Restate all the material verbatim, except for the pictures.

__Source excerpt__
— Start —
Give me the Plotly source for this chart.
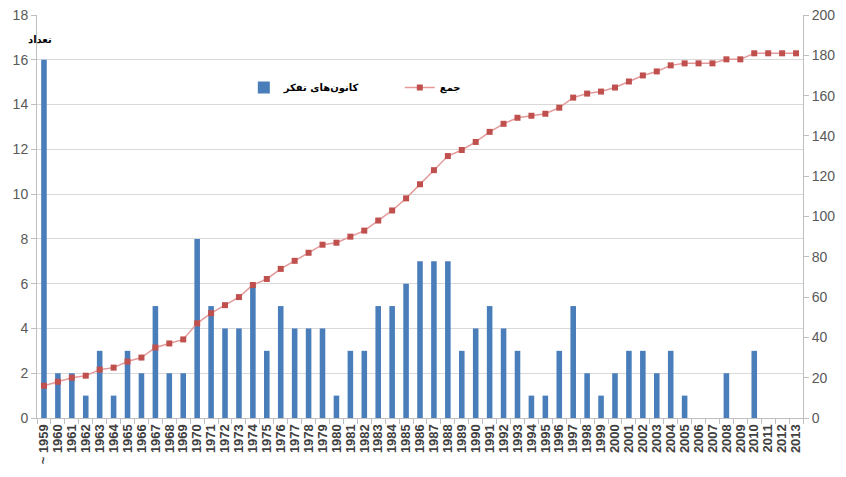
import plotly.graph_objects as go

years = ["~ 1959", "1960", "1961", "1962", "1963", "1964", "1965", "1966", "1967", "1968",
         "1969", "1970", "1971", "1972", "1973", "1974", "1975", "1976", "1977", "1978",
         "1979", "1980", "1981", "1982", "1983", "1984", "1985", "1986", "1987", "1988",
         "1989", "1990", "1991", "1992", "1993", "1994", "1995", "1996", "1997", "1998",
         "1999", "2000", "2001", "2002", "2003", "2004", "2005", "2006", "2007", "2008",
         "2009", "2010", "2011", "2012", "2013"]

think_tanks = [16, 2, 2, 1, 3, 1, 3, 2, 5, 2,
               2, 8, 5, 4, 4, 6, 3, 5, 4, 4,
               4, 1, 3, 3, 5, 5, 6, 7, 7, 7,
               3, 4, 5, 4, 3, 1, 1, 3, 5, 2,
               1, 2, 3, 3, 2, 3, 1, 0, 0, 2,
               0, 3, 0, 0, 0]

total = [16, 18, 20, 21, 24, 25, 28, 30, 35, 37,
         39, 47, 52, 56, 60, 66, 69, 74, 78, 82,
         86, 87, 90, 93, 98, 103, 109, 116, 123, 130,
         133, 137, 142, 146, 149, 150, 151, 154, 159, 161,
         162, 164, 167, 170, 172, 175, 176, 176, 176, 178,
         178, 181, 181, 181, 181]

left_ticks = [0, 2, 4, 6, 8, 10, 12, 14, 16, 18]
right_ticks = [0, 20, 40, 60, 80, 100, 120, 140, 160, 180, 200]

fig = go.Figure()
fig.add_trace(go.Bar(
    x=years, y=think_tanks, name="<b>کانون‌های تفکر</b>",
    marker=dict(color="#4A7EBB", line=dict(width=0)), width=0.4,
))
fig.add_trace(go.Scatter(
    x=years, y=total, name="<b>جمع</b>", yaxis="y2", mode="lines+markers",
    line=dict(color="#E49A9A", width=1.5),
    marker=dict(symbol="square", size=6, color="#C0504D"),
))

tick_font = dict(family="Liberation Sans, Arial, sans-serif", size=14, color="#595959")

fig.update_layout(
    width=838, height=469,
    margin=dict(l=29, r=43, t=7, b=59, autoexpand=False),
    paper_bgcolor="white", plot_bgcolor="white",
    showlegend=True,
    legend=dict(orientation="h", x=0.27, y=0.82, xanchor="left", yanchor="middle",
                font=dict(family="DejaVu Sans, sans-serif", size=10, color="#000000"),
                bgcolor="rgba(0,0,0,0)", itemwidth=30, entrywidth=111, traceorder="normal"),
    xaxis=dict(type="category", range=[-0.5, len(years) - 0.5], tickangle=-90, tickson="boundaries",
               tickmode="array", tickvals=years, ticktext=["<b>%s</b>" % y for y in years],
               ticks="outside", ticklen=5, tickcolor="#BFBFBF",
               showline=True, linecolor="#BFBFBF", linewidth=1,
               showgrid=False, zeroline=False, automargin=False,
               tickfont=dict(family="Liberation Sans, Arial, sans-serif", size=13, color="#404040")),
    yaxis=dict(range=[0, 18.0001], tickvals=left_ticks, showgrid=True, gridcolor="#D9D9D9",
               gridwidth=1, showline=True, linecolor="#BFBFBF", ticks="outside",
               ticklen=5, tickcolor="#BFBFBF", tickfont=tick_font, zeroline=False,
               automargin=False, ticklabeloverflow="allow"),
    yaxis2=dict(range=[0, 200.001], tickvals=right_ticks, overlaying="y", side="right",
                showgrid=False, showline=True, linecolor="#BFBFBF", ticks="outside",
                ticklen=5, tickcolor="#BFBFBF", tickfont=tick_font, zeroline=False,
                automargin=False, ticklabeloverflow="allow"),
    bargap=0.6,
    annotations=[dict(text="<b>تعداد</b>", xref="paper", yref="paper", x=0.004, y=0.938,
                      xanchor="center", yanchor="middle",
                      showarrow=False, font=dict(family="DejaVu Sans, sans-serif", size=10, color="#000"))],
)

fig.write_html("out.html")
— End —
__Reply__
Give me the Plotly source for this chart.
import plotly.graph_objects as go

years = ["~ 1959", "1960", "1961", "1962", "1963", "1964", "1965", "1966", "1967", "1968",
         "1969", "1970", "1971", "1972", "1973", "1974", "1975", "1976", "1977", "1978",
         "1979", "1980", "1981", "1982", "1983", "1984", "1985", "1986", "1987", "1988",
         "1989", "1990", "1991", "1992", "1993", "1994", "1995", "1996", "1997", "1998",
         "1999", "2000", "2001", "2002", "2003", "2004", "2005", "2006", "2007", "2008",
         "2009", "2010", "2011", "2012", "2013"]

think_tanks = [16, 2, 2, 1, 3, 1, 3, 2, 5, 2,
               2, 8, 5, 4, 4, 6, 3, 5, 4, 4,
               4, 1, 3, 3, 5, 5, 6, 7, 7, 7,
               3, 4, 5, 4, 3, 1, 1, 3, 5, 2,
               1, 2, 3, 3, 2, 3, 1, 0, 0, 2,
               0, 3, 0, 0, 0]

total = [16, 18, 20, 21, 24, 25, 28, 30, 35, 37,
         39, 47, 52, 56, 60, 66, 69, 74, 78, 82,
         86, 87, 90, 93, 98, 103, 109, 116, 123, 130,
         133, 137, 142, 146, 149, 150, 151, 154, 159, 161,
         162, 164, 167, 170, 172, 175, 176, 176, 176, 178,
         178, 181, 181, 181, 181]

left_ticks = [0, 2, 4, 6, 8, 10, 12, 14, 16, 18]
right_ticks = [0, 20, 40, 60, 80, 100, 120, 140, 160, 180, 200]

fig = go.Figure()
fig.add_trace(go.Bar(
    x=years, y=think_tanks, name="<b>کانون‌های تفکر</b>",
    marker=dict(color="#4A7EBB", line=dict(width=0)), width=0.4,
))
fig.add_trace(go.Scatter(
    x=years, y=total, name="<b>جمع</b>", yaxis="y2", mode="lines+markers",
    line=dict(color="#E49A9A", width=1.5),
    marker=dict(symbol="square", size=6, color="#C0504D"),
))

tick_font = dict(family="Liberation Sans, Arial, sans-serif", size=14, color="#595959")

fig.update_layout(
    width=838, height=469,
    margin=dict(l=29, r=43, t=7, b=59, autoexpand=False),
    paper_bgcolor="white", plot_bgcolor="white",
    showlegend=True,
    legend=dict(orientation="h", x=0.27, y=0.82, xanchor="left", yanchor="middle",
                font=dict(family="DejaVu Sans, sans-serif", size=10, color="#000000"),
                bgcolor="rgba(0,0,0,0)", itemwidth=30, entrywidth=111, traceorder="normal"),
    xaxis=dict(type="category", range=[-0.5, len(years) - 0.5], tickangle=-90, tickson="boundaries",
               tickmode="array", tickvals=years, ticktext=["<b>%s</b>" % y for y in years],
               ticks="outside", ticklen=5, tickcolor="#BFBFBF",
               showline=True, linecolor="#BFBFBF", linewidth=1,
               showgrid=False, zeroline=False, automargin=False,
               tickfont=dict(family="Liberation Sans, Arial, sans-serif", size=13, color="#404040")),
    yaxis=dict(range=[0, 18.0001], tickvals=left_ticks, showgrid=True, gridcolor="#D9D9D9",
               gridwidth=1, showline=True, linecolor="#BFBFBF", ticks="outside",
               ticklen=5, tickcolor="#BFBFBF", tickfont=tick_font, zeroline=False,
               automargin=False, ticklabeloverflow="allow"),
    yaxis2=dict(range=[0, 200.001], tickvals=right_ticks, overlaying="y", side="right",
                showgrid=False, showline=True, linecolor="#BFBFBF", ticks="outside",
                ticklen=5, tickcolor="#BFBFBF", tickfont=tick_font, zeroline=False,
                automargin=False, ticklabeloverflow="allow"),
    bargap=0.6,
    annotations=[dict(text="<b>تعداد</b>", xref="paper", yref="paper", x=0.004, y=0.938,
                      xanchor="center", yanchor="middle",
                      showarrow=False, font=dict(family="DejaVu Sans, sans-serif", size=10, color="#000"))],
)

fig.write_html("out.html")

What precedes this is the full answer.